News for Queer Women

Protesters Arrested For Demanding Release of Billions in Life-Saving HIV/AIDS Funding

Five activists were issued citations for unlawful entry while protesting outside of Senator Susan Collins’ DC and Maine offices on Tuesday over Collins lack of action to restore HIV/AIDS funding in federal spending deal.

Featured Images: courtesy of Housing Works, Disability Voters of Maine and Health GAP 

On Tuesday at 11am, U.S. Capitol Police arrested five HIV/AIDS activists outside U.S. Senator Susan Collins’ DC office. Housing Works, Disability Voters of Maine and Health GAP organized the protests, at both Collins’ Capitol Hill and Portland, Maine offices. About 30 people showed, with mock body bags and whistles in hand, to demand that Collins step up to reverse OMB Director Russell Vought’s “illegal chokehold” on billions in appropriated funds for life-saving HIV prevention and treatment.

Specifically, they want the HIV/AIDS relief PEPFAR money be included as part of any spending deal to re-open the federal government. As it stands now, a massive chunk has been slashed. For fiscal year 2025, the White House Office of Management and Budget (OMB) has only released $2.9 billion of $6 billion appropriated by Congress for the President’s Emergency Plan for AIDS Relief.

Marie Follayttar of Disability Voters of Maine told GO that Collins “truly understands the impact.” The activist cited the senator’s extensive experience, including having overseen the insurance industry in Maine, plus time spent on the Health Committee.

“She knows from her insurance lens on to her elected official lens, the exact consequences of withholding treatment, medicine and testing and other treatment strategies around AIDS,” Follayttar says.

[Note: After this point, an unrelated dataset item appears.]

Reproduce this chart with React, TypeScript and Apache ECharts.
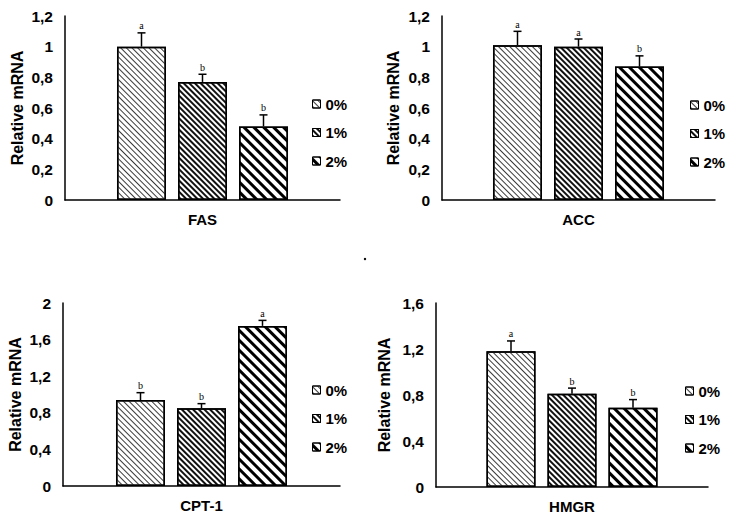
import React, { useEffect, useRef } from "react";
import * as echarts from "echarts";

const genes = ["FAS", "ACC", "CPT-1", "HMGR"];
const groups = ["0%", "1%", "2%"];

const fasMean = [1.0, 0.77, 0.48];
const fasErr = [0.09, 0.05, 0.075];
const fasLetters = ["a", "b", "b"];

const accMean = [1.01, 1.0, 0.87];
const accErr = [0.09, 0.05, 0.07];
const accLetters = ["a", "a", "b"];

const cptMean = [0.94, 0.85, 1.75];
const cptErr = [0.08, 0.05, 0.06];
const cptLetters = ["b", "b", "a"];

const hmgrMean = [1.18, 0.81, 0.69];
const hmgrErr = [0.09, 0.05, 0.07];
const hmgrLetters = ["a", "b", "b"];

const yMax = [1.2, 1.2, 2, 1.6];
const yInterval = [0.2, 0.2, 0.4, 0.4];

const means = [fasMean, accMean, cptMean, hmgrMean];
const errs = [fasErr, accErr, cptErr, hmgrErr];
const letters = [fasLetters, accLetters, cptLetters, hmgrLetters];

const FONT = "'Liberation Sans', Arial, sans-serif";
const BAR_W = 49;
const BAR_STEP = 61;

const grids = [
  { left: 65, top: 16, width: 275, height: 184 },
  { left: 442, top: 16, width: 273, height: 184 },
  { left: 63, top: 303, width: 277, height: 183 },
  { left: 436, top: 303, width: 272, height: 184 },
];
const legendPos = [
  { left: 312, top: 96 },
  { left: 690, top: 97 },
  { left: 312, top: 382 },
  { left: 685, top: 383 },
];
const nameGaps = [40, 41, 40, 44];

const decals: any[] = [
  { symbol: "rect", symbolSize: 1, dashArrayX: [1, 0], dashArrayY: [1, 2.2], rotation: Math.PI / 4, color: "#3a3a3a" },
  { symbol: "rect", symbolSize: 1, dashArrayX: [1, 0], dashArrayY: [1.8, 1.3], rotation: Math.PI / 4, color: "#111" },
  { symbol: "rect", symbolSize: 1, dashArrayX: [1, 0], dashArrayY: [3, 3.5], rotation: Math.PI / 4, color: "#000" },
];

const fmt = (v: number) => String(Number(v.toFixed(1))).replace(".", ",");

export default function App() {
  const ref = useRef<HTMLDivElement>(null);
  useEffect(() => {
    if (!ref.current) return;
    const chart = echarts.init(ref.current, undefined, { renderer: "svg" });
    const xAxis: any[] = [];
    const yAxis: any[] = [];
    const series: any[] = [];
    const legend: any[] = [];
    genes.forEach((g, p) => {
      xAxis.push({
        type: "category",
        gridIndex: p,
        data: [g],
        axisLine: { show: true, lineStyle: { color: "#000", width: 1.5 } },
        axisTick: { show: false },
        axisLabel: { fontSize: 15, fontWeight: "bold", color: "#000", margin: 12, fontFamily: FONT },
      });
      yAxis.push({
        type: "value",
        gridIndex: p,
        min: 0,
        max: yMax[p],
        interval: yInterval[p],
        name: "Relative mRNA",
        nameLocation: "middle",
        nameGap: nameGaps[p],
        nameTextStyle: { fontSize: 16, fontWeight: "bold", color: "#000", fontFamily: FONT },
        axisLine: { show: true, lineStyle: { color: "#000", width: 1.5 } },
        axisTick: { show: false },
        splitLine: { show: false },
        axisLabel: { fontSize: 15.5, fontWeight: "bold", color: "#000", margin: 12, fontFamily: FONT, formatter: fmt },
      });
      groups.forEach((name, i) => {
        series.push({
          type: "bar",
          name,
          xAxisIndex: p,
          yAxisIndex: p,
          data: [means[p][i]],
          barWidth: BAR_W,
          barGap: "24.5%",
          itemStyle: { color: "#fff", borderColor: "#000", borderWidth: 1.5, decal: decals[i] },
        });
      });
      const lt = letters[p];
      series.push({
        type: "custom",
        name: "err" + p,
        xAxisIndex: p,
        yAxisIndex: p,
        z: 5,
        itemStyle: { color: "#000" },
        data: means[p].map((m, i) => [0, m, m + errs[p][i], i]),
        encode: { x: 0, y: [1, 2] },
        renderItem: (params: any, api: any) => {
          const i = api.value(3);
          const base = api.coord([0, api.value(1)]);
          const top = api.coord([0, api.value(2)]);
          const cx = base[0] + (i - 1) * BAR_STEP;
          return {
            type: "group",
            children: [
              { type: "line", shape: { x1: cx, y1: base[1], x2: cx, y2: top[1] }, style: { stroke: "#000", lineWidth: 1.5 } },
              { type: "line", shape: { x1: cx - 4, y1: top[1], x2: cx + 4, y2: top[1] }, style: { stroke: "#000", lineWidth: 1.5 } },
              {
                type: "text",
                x: cx,
                y: top[1] - 2,
                style: { text: lt[params.dataIndex], fontSize: 10, fontFamily: "'Liberation Serif', serif", align: "center", verticalAlign: "bottom", fill: "#000" },
              },
            ],
          };
        },
      });
      legend.push({
        data: groups,
        orient: "vertical",
        left: legendPos[p].left,
        top: legendPos[p].top,
        padding: 0,
        itemWidth: 8,
        itemHeight: 8,
        itemGap: 12.5,
        icon: "rect",
        selectedMode: false,
        itemStyle: { borderColor: "#000", borderWidth: 1 },
        textStyle: { fontSize: 15, fontWeight: "bold", color: "#000", fontFamily: FONT, lineHeight: 16 },
      });
    });
    chart.setOption({
      animation: false,
      backgroundColor: "#fff",
      grid: grids,
      xAxis,
      yAxis,
      series,
      legend,
      graphic: [{ type: "circle", shape: { cx: 365, cy: 259, r: 1.2 }, style: { fill: "#000" } }],
    });
    return () => chart.dispose();
  }, []);
  return <div ref={ref} style={{ position: "absolute", left: 0, top: 0, width: 730, height: 519 }} />;
}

“If we don’t have faith that she’s going to protect people globally, is she going to protect people locally?” Follayttar notes the current HIV outbreak in Bangor, Maine, among the largest in the state’s history. Time is running out, and Follayttar points to Collin’s recent comments at a WMIF fireside chat as a measure of the senator’s political lethargy.

“As the implications of the bill become better known, I think there’s going to be tremendous pressure on Congress to change the law, but we’re going to need the evidence, the stories, the research,” Collins said at World Medical Innovation Forum. “… So if we start seeing America, Americans getting sicker as a result of this, having delayed treatment because they no longer have the coverage — and if it’s combined with changes in the Affordable Care Act that also would restrict coverage or make coverage more expensive to get on the exchange — then I think you will see a lot of pressure to take a better look at this.”

“She wants us to show her the body bags,” Follayttar tells GO. “We know the impact of cutting global HIV and AIDS funding. Susan Collins does two things in response to activists — she says we’re political theater, and dismisses [our activism] as dark money.”

As part of the protest, passersby in Portland, ME were invited to write messages on the body bags.

Those arrested were issued a citation for “unlawful entry,” according to Follayttar. They are scheduled to appear before a judge on November 3rd. Housing Works CEO Charles King, was among those taken into custody and later released.